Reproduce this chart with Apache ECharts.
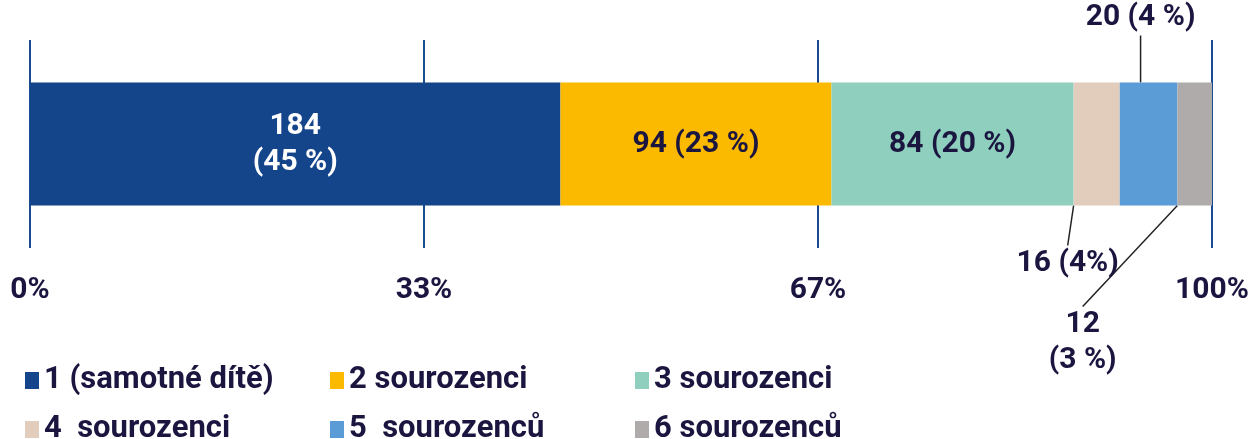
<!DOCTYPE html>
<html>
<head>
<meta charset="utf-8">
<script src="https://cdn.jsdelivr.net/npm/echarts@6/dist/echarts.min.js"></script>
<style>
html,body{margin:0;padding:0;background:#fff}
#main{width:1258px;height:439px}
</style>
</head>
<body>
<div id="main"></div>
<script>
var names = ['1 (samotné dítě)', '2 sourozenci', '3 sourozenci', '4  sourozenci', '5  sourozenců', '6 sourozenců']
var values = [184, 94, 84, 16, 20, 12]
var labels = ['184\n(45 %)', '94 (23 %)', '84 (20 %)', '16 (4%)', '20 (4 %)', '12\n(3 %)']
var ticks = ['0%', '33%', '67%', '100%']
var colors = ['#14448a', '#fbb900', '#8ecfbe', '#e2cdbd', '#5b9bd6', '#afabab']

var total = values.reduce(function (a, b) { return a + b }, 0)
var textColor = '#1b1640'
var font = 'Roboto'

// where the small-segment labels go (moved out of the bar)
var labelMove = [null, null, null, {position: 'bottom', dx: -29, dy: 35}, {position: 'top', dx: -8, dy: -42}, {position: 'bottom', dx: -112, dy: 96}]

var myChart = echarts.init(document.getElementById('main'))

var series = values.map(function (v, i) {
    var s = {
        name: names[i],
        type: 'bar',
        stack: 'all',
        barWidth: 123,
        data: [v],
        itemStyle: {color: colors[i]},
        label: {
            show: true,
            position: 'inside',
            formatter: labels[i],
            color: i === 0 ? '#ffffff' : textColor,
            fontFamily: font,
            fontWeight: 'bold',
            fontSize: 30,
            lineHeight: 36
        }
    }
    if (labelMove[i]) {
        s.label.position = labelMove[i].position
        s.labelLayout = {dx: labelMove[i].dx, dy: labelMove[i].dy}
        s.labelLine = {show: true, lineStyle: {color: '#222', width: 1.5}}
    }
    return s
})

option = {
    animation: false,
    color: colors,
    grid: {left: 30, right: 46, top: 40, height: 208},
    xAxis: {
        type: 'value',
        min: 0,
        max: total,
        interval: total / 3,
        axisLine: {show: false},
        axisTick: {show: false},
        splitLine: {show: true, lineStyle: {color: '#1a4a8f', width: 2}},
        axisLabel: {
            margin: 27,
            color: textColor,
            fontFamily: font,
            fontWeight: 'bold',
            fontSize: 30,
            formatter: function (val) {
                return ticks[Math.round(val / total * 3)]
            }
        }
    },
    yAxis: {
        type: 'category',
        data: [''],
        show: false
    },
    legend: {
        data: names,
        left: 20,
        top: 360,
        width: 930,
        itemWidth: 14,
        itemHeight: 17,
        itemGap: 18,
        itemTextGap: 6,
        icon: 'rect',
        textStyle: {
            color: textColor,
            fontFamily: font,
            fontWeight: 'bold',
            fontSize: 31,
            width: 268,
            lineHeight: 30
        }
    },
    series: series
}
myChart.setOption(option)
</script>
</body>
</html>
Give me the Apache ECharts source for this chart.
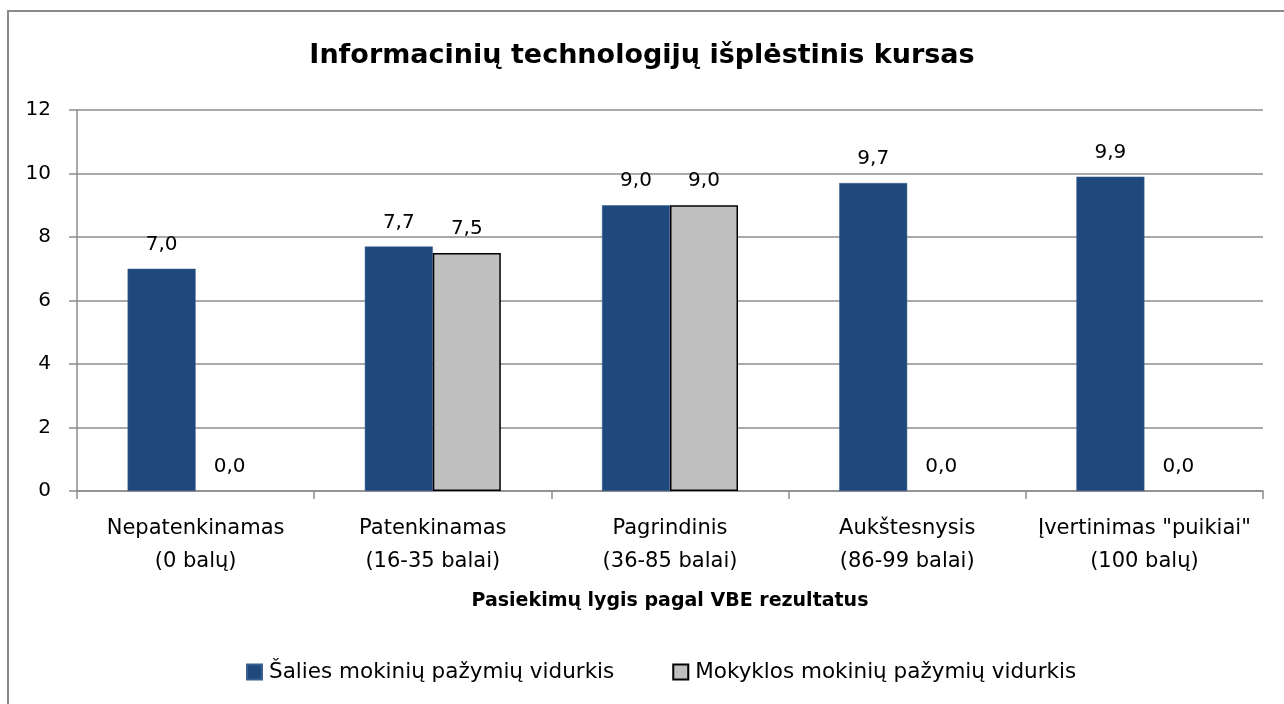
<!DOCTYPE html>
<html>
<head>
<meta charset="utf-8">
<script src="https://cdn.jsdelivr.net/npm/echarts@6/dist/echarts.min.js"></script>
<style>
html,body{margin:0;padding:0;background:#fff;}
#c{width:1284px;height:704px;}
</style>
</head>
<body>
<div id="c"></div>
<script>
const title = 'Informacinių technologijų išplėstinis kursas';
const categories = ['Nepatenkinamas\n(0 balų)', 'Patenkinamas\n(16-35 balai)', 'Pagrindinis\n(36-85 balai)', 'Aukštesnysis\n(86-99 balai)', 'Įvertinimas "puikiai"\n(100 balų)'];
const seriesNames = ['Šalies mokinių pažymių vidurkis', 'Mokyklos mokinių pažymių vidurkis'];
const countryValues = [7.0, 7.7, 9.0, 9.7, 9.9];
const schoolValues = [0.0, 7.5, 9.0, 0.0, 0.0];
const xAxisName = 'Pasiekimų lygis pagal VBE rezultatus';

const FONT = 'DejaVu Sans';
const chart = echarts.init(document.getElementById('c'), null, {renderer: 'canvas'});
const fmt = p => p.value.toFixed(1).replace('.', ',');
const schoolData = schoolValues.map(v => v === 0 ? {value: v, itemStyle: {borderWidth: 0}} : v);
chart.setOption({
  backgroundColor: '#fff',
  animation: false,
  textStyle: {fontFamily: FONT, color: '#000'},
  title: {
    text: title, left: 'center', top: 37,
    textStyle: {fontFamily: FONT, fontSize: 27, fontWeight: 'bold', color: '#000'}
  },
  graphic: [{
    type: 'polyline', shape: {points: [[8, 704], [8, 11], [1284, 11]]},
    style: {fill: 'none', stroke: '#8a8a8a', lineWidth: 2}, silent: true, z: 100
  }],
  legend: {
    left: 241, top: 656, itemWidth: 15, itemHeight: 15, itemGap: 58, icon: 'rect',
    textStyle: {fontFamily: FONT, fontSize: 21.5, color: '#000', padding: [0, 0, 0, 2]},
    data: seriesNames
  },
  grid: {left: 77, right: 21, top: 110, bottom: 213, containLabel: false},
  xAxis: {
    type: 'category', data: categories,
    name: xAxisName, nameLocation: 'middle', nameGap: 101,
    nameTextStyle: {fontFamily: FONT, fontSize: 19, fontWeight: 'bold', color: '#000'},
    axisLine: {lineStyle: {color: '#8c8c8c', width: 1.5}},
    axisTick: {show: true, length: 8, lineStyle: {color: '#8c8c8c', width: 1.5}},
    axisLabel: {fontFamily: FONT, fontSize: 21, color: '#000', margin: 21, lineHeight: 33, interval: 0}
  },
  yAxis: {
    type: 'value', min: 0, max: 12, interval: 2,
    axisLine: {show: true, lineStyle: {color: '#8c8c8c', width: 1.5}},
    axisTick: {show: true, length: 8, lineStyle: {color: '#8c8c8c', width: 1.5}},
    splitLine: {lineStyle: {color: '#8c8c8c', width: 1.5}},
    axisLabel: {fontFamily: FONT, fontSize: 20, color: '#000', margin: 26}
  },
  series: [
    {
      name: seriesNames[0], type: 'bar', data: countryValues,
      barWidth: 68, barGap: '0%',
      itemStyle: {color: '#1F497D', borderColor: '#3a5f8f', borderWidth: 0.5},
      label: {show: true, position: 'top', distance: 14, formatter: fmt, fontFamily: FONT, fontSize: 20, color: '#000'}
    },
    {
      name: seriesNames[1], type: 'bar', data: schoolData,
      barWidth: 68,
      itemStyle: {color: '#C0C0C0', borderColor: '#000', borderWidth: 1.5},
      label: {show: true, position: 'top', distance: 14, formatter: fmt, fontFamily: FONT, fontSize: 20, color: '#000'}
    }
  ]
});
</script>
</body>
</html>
•••
**Exercise requirements**: Can you repeat every record above exactly, apart from the pictures?

**Output**:
Reproduce this chart with Apache ECharts.
<!DOCTYPE html>
<html>
<head>
<meta charset="utf-8">
<script src="https://cdn.jsdelivr.net/npm/echarts@6/dist/echarts.min.js"></script>
<style>
html,body{margin:0;padding:0;background:#fff}
#main{width:1258px;height:439px}
</style>
</head>
<body>
<div id="main"></div>
<script>
var names = ['1 (samotné dítě)', '2 sourozenci', '3 sourozenci', '4  sourozenci', '5  sourozenců', '6 sourozenců']
var values = [184, 94, 84, 16, 20, 12]
var labels = ['184\n(45 %)', '94 (23 %)', '84 (20 %)', '16 (4%)', '20 (4 %)', '12\n(3 %)']
var ticks = ['0%', '33%', '67%', '100%']
var colors = ['#14448a', '#fbb900', '#8ecfbe', '#e2cdbd', '#5b9bd6', '#afabab']

var total = values.reduce(function (a, b) { return a + b }, 0)
var textColor = '#1b1640'
var font = 'Roboto'

// where the small-segment labels go (moved out of the bar)
var labelMove = [null, null, null, {position: 'bottom', dx: -29, dy: 35}, {position: 'top', dx: -8, dy: -42}, {position: 'bottom', dx: -112, dy: 96}]

var myChart = echarts.init(document.getElementById('main'))

var series = values.map(function (v, i) {
    var s = {
        name: names[i],
        type: 'bar',
        stack: 'all',
        barWidth: 123,
        data: [v],
        itemStyle: {color: colors[i]},
        label: {
            show: true,
            position: 'inside',
            formatter: labels[i],
            color: i === 0 ? '#ffffff' : textColor,
            fontFamily: font,
            fontWeight: 'bold',
            fontSize: 30,
            lineHeight: 36
        }
    }
    if (labelMove[i]) {
        s.label.position = labelMove[i].position
        s.labelLayout = {dx: labelMove[i].dx, dy: labelMove[i].dy}
        s.labelLine = {show: true, lineStyle: {color: '#222', width: 1.5}}
    }
    return s
})

option = {
    animation: false,
    color: colors,
    grid: {left: 30, right: 46, top: 40, height: 208},
    xAxis: {
        type: 'value',
        min: 0,
        max: total,
        interval: total / 3,
        axisLine: {show: false},
        axisTick: {show: false},
        splitLine: {show: true, lineStyle: {color: '#1a4a8f', width: 2}},
        axisLabel: {
            margin: 27,
            color: textColor,
            fontFamily: font,
            fontWeight: 'bold',
            fontSize: 30,
            formatter: function (val) {
                return ticks[Math.round(val / total * 3)]
            }
        }
    },
    yAxis: {
        type: 'category',
        data: [''],
        show: false
    },
    legend: {
        data: names,
        left: 20,
        top: 360,
        width: 930,
        itemWidth: 14,
        itemHeight: 17,
        itemGap: 18,
        itemTextGap: 6,
        icon: 'rect',
        textStyle: {
            color: textColor,
            fontFamily: font,
            fontWeight: 'bold',
            fontSize: 31,
            width: 268,
            lineHeight: 30
        }
    },
    series: series
}
myChart.setOption(option)
</script>
</body>
</html>
Give me the Apache ECharts source for this chart.
<!DOCTYPE html>
<html>
<head>
<meta charset="utf-8">
<script src="https://cdn.jsdelivr.net/npm/echarts@6/dist/echarts.min.js"></script>
<style>
html,body{margin:0;padding:0;background:#fff;}
#c{width:1284px;height:704px;}
</style>
</head>
<body>
<div id="c"></div>
<script>
const title = 'Informacinių technologijų išplėstinis kursas';
const categories = ['Nepatenkinamas\n(0 balų)', 'Patenkinamas\n(16-35 balai)', 'Pagrindinis\n(36-85 balai)', 'Aukštesnysis\n(86-99 balai)', 'Įvertinimas "puikiai"\n(100 balų)'];
const seriesNames = ['Šalies mokinių pažymių vidurkis', 'Mokyklos mokinių pažymių vidurkis'];
const countryValues = [7.0, 7.7, 9.0, 9.7, 9.9];
const schoolValues = [0.0, 7.5, 9.0, 0.0, 0.0];
const xAxisName = 'Pasiekimų lygis pagal VBE rezultatus';

const FONT = 'DejaVu Sans';
const chart = echarts.init(document.getElementById('c'), null, {renderer: 'canvas'});
const fmt = p => p.value.toFixed(1).replace('.', ',');
const schoolData = schoolValues.map(v => v === 0 ? {value: v, itemStyle: {borderWidth: 0}} : v);
chart.setOption({
  backgroundColor: '#fff',
  animation: false,
  textStyle: {fontFamily: FONT, color: '#000'},
  title: {
    text: title, left: 'center', top: 37,
    textStyle: {fontFamily: FONT, fontSize: 27, fontWeight: 'bold', color: '#000'}
  },
  graphic: [{
    type: 'polyline', shape: {points: [[8, 704], [8, 11], [1284, 11]]},
    style: {fill: 'none', stroke: '#8a8a8a', lineWidth: 2}, silent: true, z: 100
  }],
  legend: {
    left: 241, top: 656, itemWidth: 15, itemHeight: 15, itemGap: 58, icon: 'rect',
    textStyle: {fontFamily: FONT, fontSize: 21.5, color: '#000', padding: [0, 0, 0, 2]},
    data: seriesNames
  },
  grid: {left: 77, right: 21, top: 110, bottom: 213, containLabel: false},
  xAxis: {
    type: 'category', data: categories,
    name: xAxisName, nameLocation: 'middle', nameGap: 101,
    nameTextStyle: {fontFamily: FONT, fontSize: 19, fontWeight: 'bold', color: '#000'},
    axisLine: {lineStyle: {color: '#8c8c8c', width: 1.5}},
    axisTick: {show: true, length: 8, lineStyle: {color: '#8c8c8c', width: 1.5}},
    axisLabel: {fontFamily: FONT, fontSize: 21, color: '#000', margin: 21, lineHeight: 33, interval: 0}
  },
  yAxis: {
    type: 'value', min: 0, max: 12, interval: 2,
    axisLine: {show: true, lineStyle: {color: '#8c8c8c', width: 1.5}},
    axisTick: {show: true, length: 8, lineStyle: {color: '#8c8c8c', width: 1.5}},
    splitLine: {lineStyle: {color: '#8c8c8c', width: 1.5}},
    axisLabel: {fontFamily: FONT, fontSize: 20, color: '#000', margin: 26}
  },
  series: [
    {
      name: seriesNames[0], type: 'bar', data: countryValues,
      barWidth: 68, barGap: '0%',
      itemStyle: {color: '#1F497D', borderColor: '#3a5f8f', borderWidth: 0.5},
      label: {show: true, position: 'top', distance: 14, formatter: fmt, fontFamily: FONT, fontSize: 20, color: '#000'}
    },
    {
      name: seriesNames[1], type: 'bar', data: schoolData,
      barWidth: 68,
      itemStyle: {color: '#C0C0C0', borderColor: '#000', borderWidth: 1.5},
      label: {show: true, position: 'top', distance: 14, formatter: fmt, fontFamily: FONT, fontSize: 20, color: '#000'}
    }
  ]
});
</script>
</body>
</html>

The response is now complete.